- Records for this task:
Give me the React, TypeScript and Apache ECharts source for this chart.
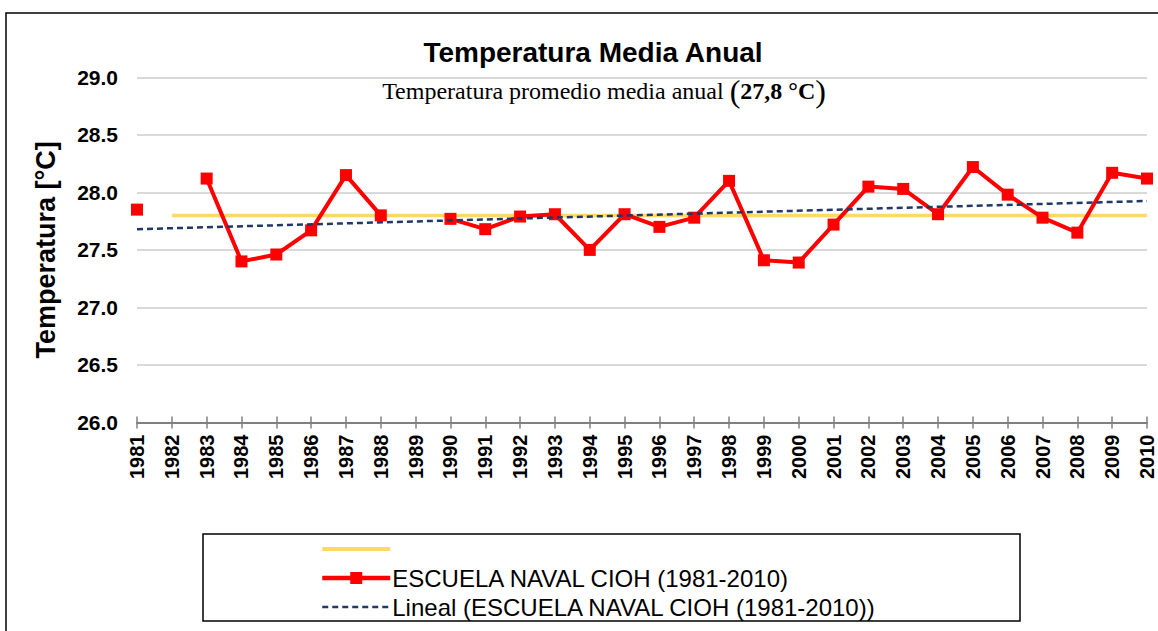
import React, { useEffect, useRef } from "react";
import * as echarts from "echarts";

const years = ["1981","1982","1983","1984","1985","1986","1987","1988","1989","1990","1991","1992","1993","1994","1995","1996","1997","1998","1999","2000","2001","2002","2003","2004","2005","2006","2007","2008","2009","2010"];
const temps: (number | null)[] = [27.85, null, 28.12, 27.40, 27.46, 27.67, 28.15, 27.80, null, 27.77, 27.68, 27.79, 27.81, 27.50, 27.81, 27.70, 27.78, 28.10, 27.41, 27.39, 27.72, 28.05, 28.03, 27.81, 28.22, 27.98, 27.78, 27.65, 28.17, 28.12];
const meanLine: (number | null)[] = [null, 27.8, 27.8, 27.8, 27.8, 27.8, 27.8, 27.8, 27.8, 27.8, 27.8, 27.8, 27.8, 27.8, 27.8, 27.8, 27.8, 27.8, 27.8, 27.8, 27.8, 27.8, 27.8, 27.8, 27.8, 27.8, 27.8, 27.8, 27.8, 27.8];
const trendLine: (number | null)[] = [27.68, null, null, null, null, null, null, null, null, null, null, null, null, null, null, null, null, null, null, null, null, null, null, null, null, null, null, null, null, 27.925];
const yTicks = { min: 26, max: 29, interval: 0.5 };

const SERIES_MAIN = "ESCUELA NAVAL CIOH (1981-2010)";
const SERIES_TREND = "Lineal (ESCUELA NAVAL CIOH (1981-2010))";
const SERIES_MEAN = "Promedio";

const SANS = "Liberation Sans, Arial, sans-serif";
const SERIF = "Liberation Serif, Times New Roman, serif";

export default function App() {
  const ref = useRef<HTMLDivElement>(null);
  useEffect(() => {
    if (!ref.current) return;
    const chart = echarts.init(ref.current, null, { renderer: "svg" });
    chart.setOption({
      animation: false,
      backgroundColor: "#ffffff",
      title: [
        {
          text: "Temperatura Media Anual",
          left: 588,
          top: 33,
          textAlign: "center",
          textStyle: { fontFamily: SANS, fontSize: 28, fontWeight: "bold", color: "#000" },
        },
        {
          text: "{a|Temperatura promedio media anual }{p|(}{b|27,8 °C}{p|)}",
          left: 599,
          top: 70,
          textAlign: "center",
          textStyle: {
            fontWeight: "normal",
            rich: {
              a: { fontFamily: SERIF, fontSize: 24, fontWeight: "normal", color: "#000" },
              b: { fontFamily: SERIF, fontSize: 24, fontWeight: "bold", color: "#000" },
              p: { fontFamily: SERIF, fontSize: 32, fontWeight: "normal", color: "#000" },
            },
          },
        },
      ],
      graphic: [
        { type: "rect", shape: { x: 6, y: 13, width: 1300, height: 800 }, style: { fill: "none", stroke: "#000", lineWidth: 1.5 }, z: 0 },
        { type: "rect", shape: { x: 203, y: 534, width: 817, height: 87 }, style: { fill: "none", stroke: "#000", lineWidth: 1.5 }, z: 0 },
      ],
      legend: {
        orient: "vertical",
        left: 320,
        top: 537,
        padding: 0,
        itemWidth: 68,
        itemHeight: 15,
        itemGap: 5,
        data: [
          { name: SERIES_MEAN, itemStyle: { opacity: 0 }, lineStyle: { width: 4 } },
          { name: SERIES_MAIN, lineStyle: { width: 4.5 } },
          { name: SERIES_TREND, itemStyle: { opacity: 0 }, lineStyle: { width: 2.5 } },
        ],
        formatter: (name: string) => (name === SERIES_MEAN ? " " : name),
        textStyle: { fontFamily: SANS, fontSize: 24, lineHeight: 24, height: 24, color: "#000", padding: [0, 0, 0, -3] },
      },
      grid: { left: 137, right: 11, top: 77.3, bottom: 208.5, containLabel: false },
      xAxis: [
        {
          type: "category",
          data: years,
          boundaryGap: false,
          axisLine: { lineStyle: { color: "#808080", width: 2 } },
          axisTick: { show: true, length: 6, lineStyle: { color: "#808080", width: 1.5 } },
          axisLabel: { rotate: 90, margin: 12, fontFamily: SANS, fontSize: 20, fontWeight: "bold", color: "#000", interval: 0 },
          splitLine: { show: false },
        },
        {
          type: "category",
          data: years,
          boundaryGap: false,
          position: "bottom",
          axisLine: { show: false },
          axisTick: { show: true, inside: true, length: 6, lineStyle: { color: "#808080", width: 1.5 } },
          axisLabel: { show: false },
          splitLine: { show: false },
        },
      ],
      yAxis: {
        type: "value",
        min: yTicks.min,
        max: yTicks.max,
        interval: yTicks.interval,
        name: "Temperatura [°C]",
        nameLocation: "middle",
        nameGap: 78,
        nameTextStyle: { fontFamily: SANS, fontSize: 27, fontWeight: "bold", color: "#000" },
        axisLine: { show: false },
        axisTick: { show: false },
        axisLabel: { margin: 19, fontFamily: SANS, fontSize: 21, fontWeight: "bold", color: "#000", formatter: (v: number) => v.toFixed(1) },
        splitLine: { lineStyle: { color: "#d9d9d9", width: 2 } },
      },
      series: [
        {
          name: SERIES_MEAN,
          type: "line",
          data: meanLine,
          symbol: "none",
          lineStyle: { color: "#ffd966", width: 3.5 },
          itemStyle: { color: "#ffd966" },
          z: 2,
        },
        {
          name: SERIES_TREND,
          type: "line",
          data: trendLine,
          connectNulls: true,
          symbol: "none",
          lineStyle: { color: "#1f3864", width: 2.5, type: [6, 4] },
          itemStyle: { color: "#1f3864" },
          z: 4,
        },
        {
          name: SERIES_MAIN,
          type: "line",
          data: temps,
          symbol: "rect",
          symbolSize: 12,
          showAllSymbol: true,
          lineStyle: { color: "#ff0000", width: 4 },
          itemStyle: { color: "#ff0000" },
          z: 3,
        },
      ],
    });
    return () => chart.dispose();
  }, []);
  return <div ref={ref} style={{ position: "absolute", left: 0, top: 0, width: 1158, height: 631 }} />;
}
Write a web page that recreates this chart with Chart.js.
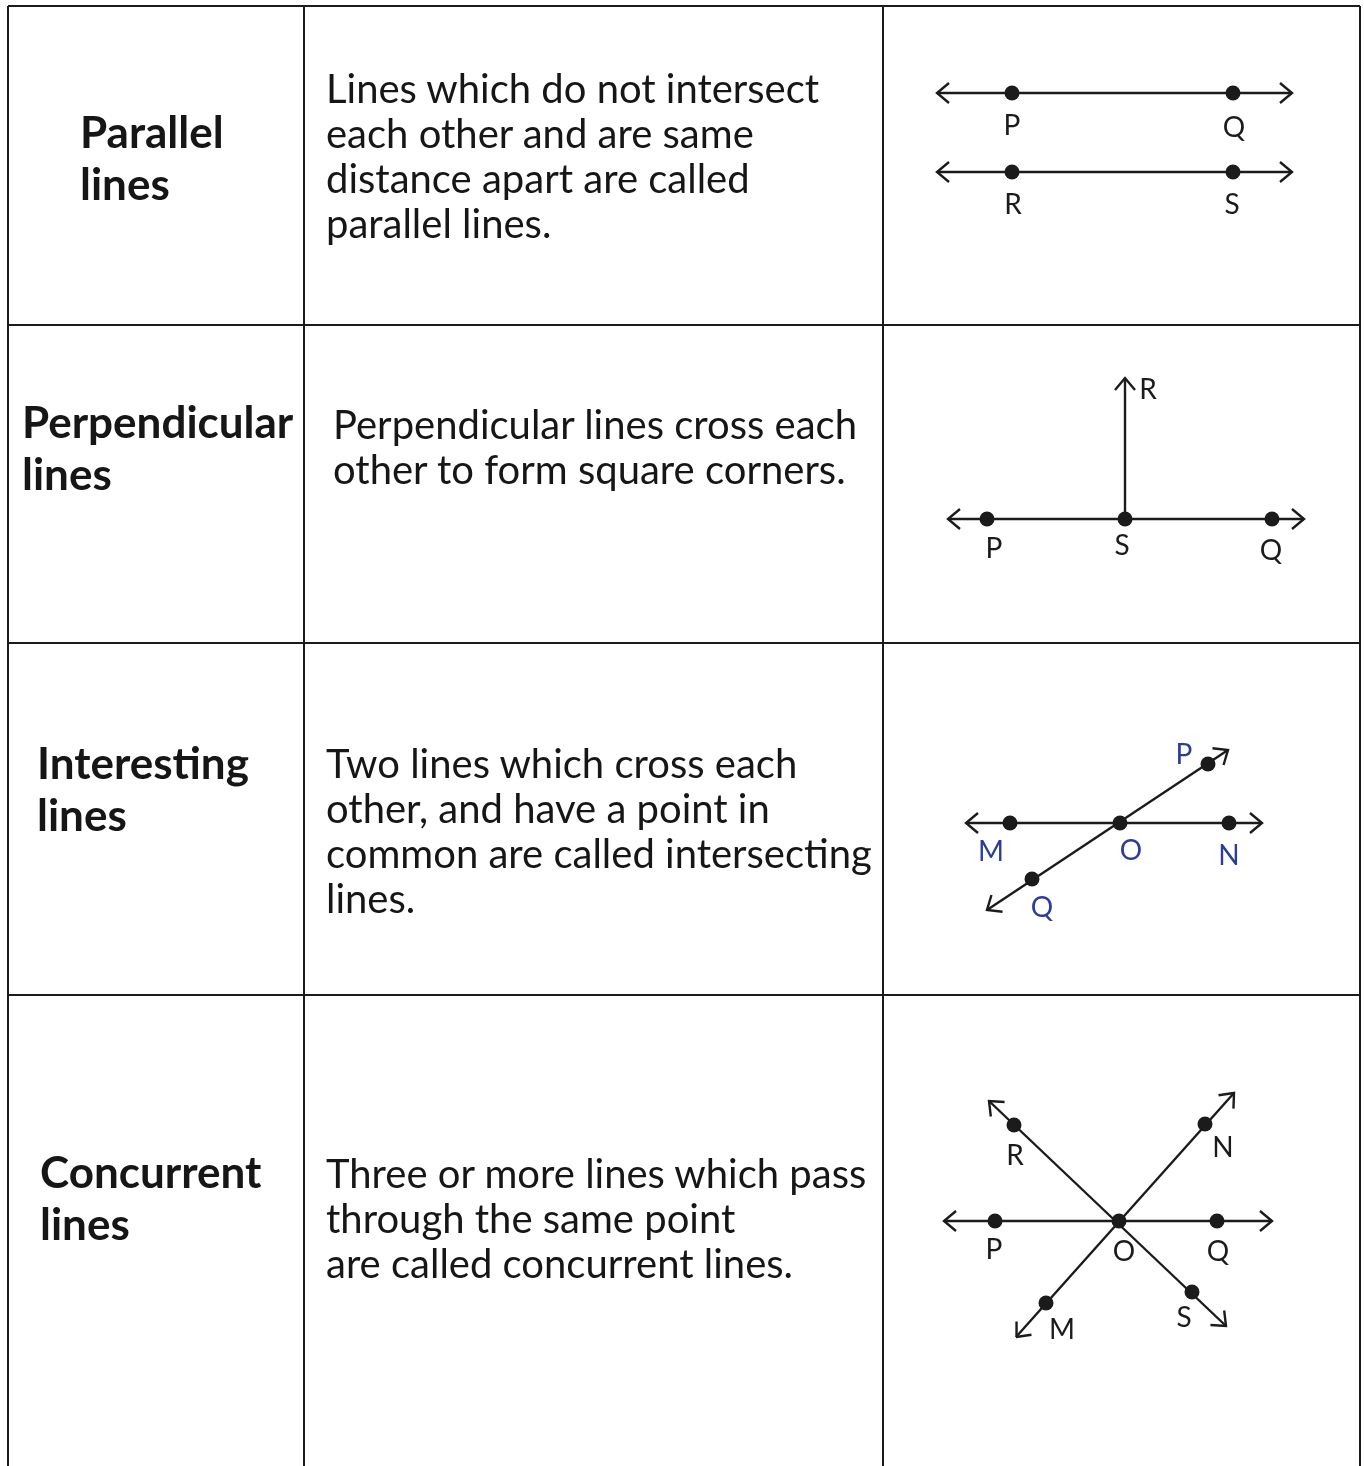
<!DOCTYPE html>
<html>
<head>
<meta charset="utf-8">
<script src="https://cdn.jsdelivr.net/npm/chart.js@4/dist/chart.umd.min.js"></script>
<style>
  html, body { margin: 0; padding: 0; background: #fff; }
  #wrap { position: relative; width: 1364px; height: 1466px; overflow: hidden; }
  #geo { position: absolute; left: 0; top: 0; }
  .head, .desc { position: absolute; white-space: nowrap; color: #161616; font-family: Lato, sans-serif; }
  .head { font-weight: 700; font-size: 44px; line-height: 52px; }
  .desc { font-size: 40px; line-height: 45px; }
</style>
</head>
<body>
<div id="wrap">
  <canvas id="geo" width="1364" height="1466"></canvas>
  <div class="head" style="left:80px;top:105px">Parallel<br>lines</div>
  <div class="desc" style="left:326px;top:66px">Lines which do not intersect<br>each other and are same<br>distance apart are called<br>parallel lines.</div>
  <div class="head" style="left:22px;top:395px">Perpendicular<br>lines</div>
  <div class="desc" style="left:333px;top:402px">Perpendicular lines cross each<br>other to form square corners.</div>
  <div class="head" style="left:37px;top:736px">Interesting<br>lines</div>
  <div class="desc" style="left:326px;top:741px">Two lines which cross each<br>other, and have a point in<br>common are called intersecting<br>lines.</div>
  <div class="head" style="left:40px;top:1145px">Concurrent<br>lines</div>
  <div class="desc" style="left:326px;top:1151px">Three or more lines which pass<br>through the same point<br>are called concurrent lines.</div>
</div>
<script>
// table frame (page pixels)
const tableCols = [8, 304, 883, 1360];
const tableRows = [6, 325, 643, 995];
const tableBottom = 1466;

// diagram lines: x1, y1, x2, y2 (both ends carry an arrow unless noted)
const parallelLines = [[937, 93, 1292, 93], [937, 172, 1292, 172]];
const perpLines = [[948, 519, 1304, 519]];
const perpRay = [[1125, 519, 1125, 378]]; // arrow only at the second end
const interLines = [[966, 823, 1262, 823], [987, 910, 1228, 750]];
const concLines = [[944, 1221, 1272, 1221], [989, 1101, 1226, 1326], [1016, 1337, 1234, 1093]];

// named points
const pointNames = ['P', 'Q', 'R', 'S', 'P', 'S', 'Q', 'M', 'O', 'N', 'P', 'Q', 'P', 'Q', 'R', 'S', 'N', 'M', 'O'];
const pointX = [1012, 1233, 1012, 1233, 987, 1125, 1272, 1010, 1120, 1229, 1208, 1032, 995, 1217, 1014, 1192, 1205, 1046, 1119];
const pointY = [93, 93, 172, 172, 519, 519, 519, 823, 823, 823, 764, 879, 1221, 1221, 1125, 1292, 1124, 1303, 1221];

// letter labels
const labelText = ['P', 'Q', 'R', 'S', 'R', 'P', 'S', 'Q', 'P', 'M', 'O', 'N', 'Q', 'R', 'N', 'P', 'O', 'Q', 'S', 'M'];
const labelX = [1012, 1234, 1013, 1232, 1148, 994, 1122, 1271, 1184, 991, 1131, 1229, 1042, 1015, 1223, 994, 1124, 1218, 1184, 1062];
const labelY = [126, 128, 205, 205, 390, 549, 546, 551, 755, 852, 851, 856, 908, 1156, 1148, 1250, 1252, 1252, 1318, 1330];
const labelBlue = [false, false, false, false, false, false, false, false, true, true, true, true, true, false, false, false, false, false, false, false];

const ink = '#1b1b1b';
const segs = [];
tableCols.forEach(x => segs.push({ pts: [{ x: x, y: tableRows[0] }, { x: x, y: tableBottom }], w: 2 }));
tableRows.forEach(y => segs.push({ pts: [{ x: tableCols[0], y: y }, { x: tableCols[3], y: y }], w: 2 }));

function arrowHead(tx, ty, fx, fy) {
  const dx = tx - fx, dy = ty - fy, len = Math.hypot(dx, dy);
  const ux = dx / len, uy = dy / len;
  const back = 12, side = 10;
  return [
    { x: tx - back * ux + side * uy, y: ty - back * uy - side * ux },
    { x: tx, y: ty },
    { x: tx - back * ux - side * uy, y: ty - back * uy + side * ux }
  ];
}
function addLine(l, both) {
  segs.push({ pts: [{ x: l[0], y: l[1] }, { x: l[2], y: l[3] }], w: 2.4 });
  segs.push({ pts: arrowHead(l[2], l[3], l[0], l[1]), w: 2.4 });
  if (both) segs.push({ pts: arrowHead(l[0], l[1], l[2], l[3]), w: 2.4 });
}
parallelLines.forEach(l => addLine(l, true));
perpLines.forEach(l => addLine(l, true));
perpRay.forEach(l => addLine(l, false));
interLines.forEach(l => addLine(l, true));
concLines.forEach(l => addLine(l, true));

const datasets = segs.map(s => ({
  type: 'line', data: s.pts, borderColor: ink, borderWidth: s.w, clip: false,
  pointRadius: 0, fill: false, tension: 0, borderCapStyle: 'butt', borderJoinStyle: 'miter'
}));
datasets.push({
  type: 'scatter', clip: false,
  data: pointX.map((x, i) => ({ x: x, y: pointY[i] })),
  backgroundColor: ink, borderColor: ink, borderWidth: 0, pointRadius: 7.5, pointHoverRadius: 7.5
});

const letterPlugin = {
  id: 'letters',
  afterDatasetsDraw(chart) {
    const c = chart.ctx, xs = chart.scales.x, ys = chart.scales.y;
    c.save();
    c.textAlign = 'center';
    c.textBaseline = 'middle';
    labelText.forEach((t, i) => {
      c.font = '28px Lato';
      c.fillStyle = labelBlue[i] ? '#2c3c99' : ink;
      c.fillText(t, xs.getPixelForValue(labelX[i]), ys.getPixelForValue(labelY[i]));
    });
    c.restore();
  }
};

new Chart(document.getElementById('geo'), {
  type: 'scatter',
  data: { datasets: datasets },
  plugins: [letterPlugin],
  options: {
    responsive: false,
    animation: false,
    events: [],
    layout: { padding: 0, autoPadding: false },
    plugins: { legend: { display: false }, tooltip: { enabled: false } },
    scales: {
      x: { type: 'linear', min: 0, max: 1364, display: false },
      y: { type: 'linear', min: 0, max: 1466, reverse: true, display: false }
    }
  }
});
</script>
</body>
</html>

- Given instruction: Which lines above contain "React"? Show each of them.

- Expected answer:
Give me the React, TypeScript and Apache ECharts source for this chart.
import React, { useEffect, useRef } from "react";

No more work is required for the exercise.